I updated the Gitea config file with some parameters regarding Garbage Collection. It seems to work now (it simply calls Git GC, now with the additional settings I provided). Previous experiments on Codeberg-Test probably didn't yield any results, because it was blowing memory usage and probably never reached the test data I wanted it to repack and clean up, because the process would run out of memory before that. I didn't pay much attention to eventual log messages back then, I only wondered why pretty much nothing happened. This is confirmed to work on codeberg-test now, Git GC is invoked on each repo, one after another, with the correct arguments, that are - `--auto` to skip repos that don't need much cleaning - `--expire=8.weeks.ago` to make sure people don't lose working objects, e.g. force-pushes on PRs that are still relevant. Two months should be reasonable. Active commits (on latest branches etc) won't be affected. But of course, the few testing repos on codeberg-test.org are not enough to estimate the real impact on prod, especially the time it will take. Runnings this might lead to high resource usage, but it seems to cap at a few Gigabytes of RAM for the biggest repos. And since they are optimized one-by-one, this should be fine. Git repack operations should also improve working with Git repositories, it would be interesting to measure this impact somehow. A single experiment did not yield any significant impact, but is also not representative for all the Git repos on Codeberg. I think we're good to go to run this on prod. 🚀
Collaborator

Just adding some thoughts:

Running this the first time on prod will also heavily touch files on the system and might grow the size of the backup snapshot a lot. We must make sure that everything works fine there and stay prepared for an increased size.

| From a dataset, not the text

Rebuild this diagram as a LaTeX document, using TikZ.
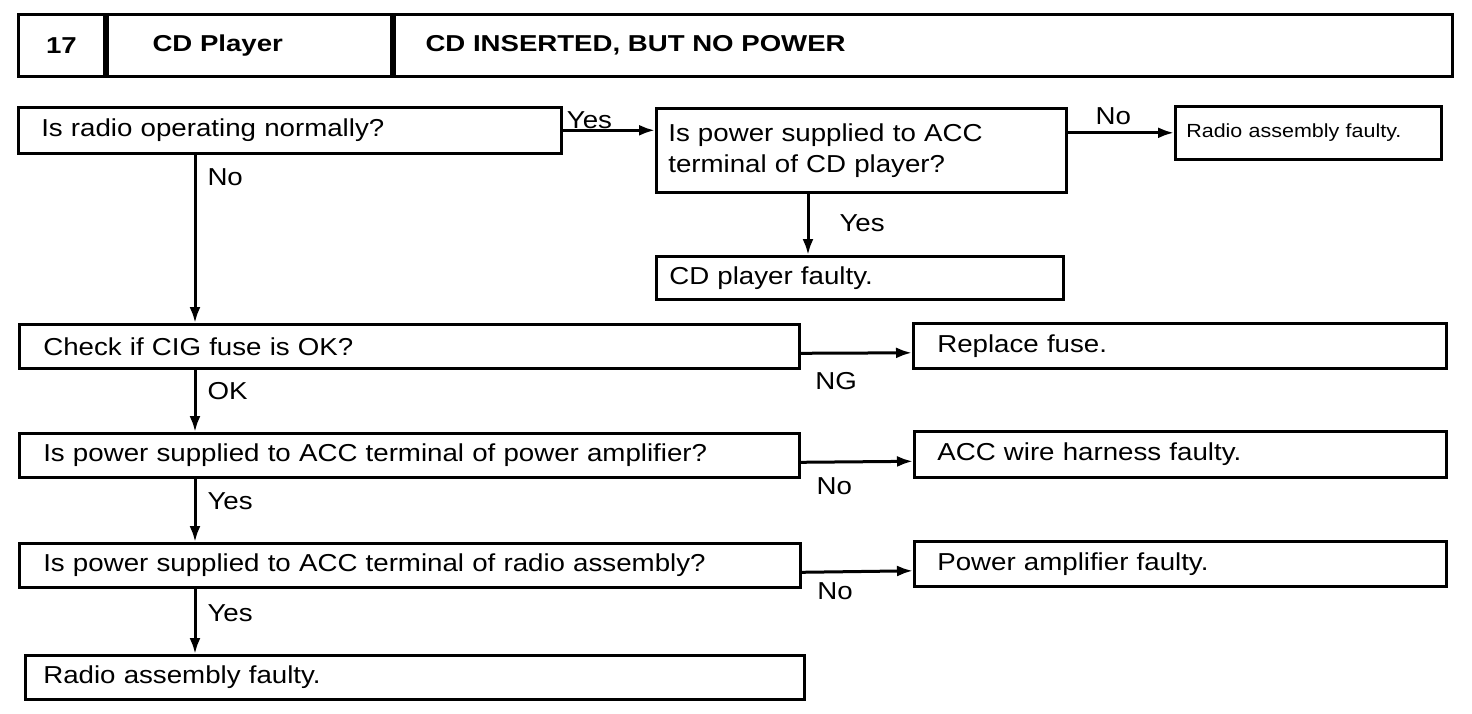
\documentclass[tikz,border=0pt]{standalone}
\usepackage{fontspec}
\setmainfont{Liberation Sans}[FakeStretch=1.13]
\newfontfamily\headfont{Liberation Sans}[FakeStretch=1.2]
\usetikzlibrary{arrows.meta}

\begin{document}
\begin{tikzpicture}[x=1pt, y=-1pt,
    box/.style={draw, line width=2.6pt, anchor=north west, align=left, inner ysep=3pt, font=\fontsize{24.5}{31}\selectfont},
    cell/.style={draw, line width=3pt, anchor=north west, minimum height=62pt, inner sep=0pt, font=\headfont\bfseries\fontsize{23}{28}\selectfont},
    arr/.style={-{Latex[length=16pt,width=11pt]}, line width=3pt},
    lbl/.style={inner sep=2pt, font=\fontsize{24.5}{31}\selectfont}]

\useasboundingbox (0,0) rectangle (1472,714);

% header
\node (hnum) at (17,13) [cell, minimum width=86pt] {17};
\node (hsys) at (hnum.north east) [cell, align=left, text width=194pt, inner xsep=45pt] {CD Player};
\node (htitle) at (hsys.north east) [cell, align=left, text width=996pt, inner xsep=31pt] {CD INSERTED, BUT NO POWER};

% questions and results
\node (q1) at (17,106) [box, text width=497pt, inner xsep=23pt, minimum height=46pt] {Is radio operating normally?};
\node (q2) at (655,107) [box, text width=386pt, inner xsep=12pt, minimum height=84pt] {Is power supplied to ACC\\terminal of CD player?};
\node (r1) at (655,255) [box, text width=381pt, inner xsep=13pt, minimum height=43pt] {CD player faulty.};
\node (r2) at (1174,105) [box, text width=244pt, inner xsep=11pt, minimum height=53pt, font=\fontsize{19}{24}\selectfont] {Radio assembly faulty.};
\node (q3) at (18,323) [box, text width=732pt, inner xsep=24pt, minimum height=44pt] {Check if CIG fuse is OK?};
\node (q4) at (18,432) [box, text width=732pt, inner xsep=24pt, minimum height=44pt] {Is power supplied to ACC terminal of power amplifier?};
\node (q5) at (18,542) [box, text width=733pt, inner xsep=24pt, minimum height=44pt] {Is power supplied to ACC terminal of radio assembly?};
\node (r6) at (24,654) [box, text width=743pt, inner xsep=18pt, minimum height=44pt] {Radio assembly faulty.};
\node (r3) at (912,322) [box, text width=485pt, inner xsep=24pt, minimum height=45pt] {Replace fuse.};
\node (r4) at (913,430) [box, text width=486pt, inner xsep=23pt, minimum height=46pt] {ACC wire harness faulty.};
\node (r5) at (913,540) [box, text width=486pt, inner xsep=23pt, minimum height=45pt] {Power amplifier faulty.};

% connectors
\coordinate (spine) at (195,0);
\coordinate (cdx) at (808,0);
\draw[arr] (q1.south -| spine) -- (q3.north -| spine) node[lbl, pos=0.135, right=9pt] {No};
\draw[arr] (q3.south -| spine) -- (q4.north -| spine) node[lbl, pos=0.35, right=9pt] {OK};
\draw[arr] (q4.south -| spine) -- (q5.north -| spine) node[lbl, pos=0.36, right=9pt] {Yes};
\draw[arr] (q5.south -| spine) -- (r6.north -| spine) node[lbl, pos=0.38, right=9pt] {Yes};

\draw[arr] (q1.east) -- (q2.west |- q1.east) node[lbl, pos=0.29, above, inner sep=0.5pt] {Yes};
\draw[arr] (q2.east |- r2.west) -- (r2.west) node[lbl, pos=0.43, above=5pt] {No};
\draw[arr] (q2.south -| cdx) -- (r1.north -| cdx) node[lbl, pos=0.48, right=28pt] {Yes};

\draw[arr] ([yshift=-7pt]q3.east) -- ([yshift=-7pt]r3.west) node[lbl, pos=0.32, below=16pt] {NG};
\draw[arr] ([yshift=-7pt]q4.east) -- ([yshift=-7pt]r4.west) node[lbl, pos=0.3, below=12pt] {No};
\draw[arr] ([yshift=-7pt]q5.east) -- ([yshift=-7pt]r5.west) node[lbl, pos=0.3, below=7pt] {No};
\end{tikzpicture}
\end{document}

During normal maintenance this should not be an issue, since repos should only be occasionally repacked. But of course, transfer sizes might grow.

For the first time, it could also be an option to run the Git GC for some known and active repos manually first, so that we can catch eventual problems first (like: removing data that was still wanted, although I think this is super unlikely). This would also distribute the load on the backup systems over a larger timeframe.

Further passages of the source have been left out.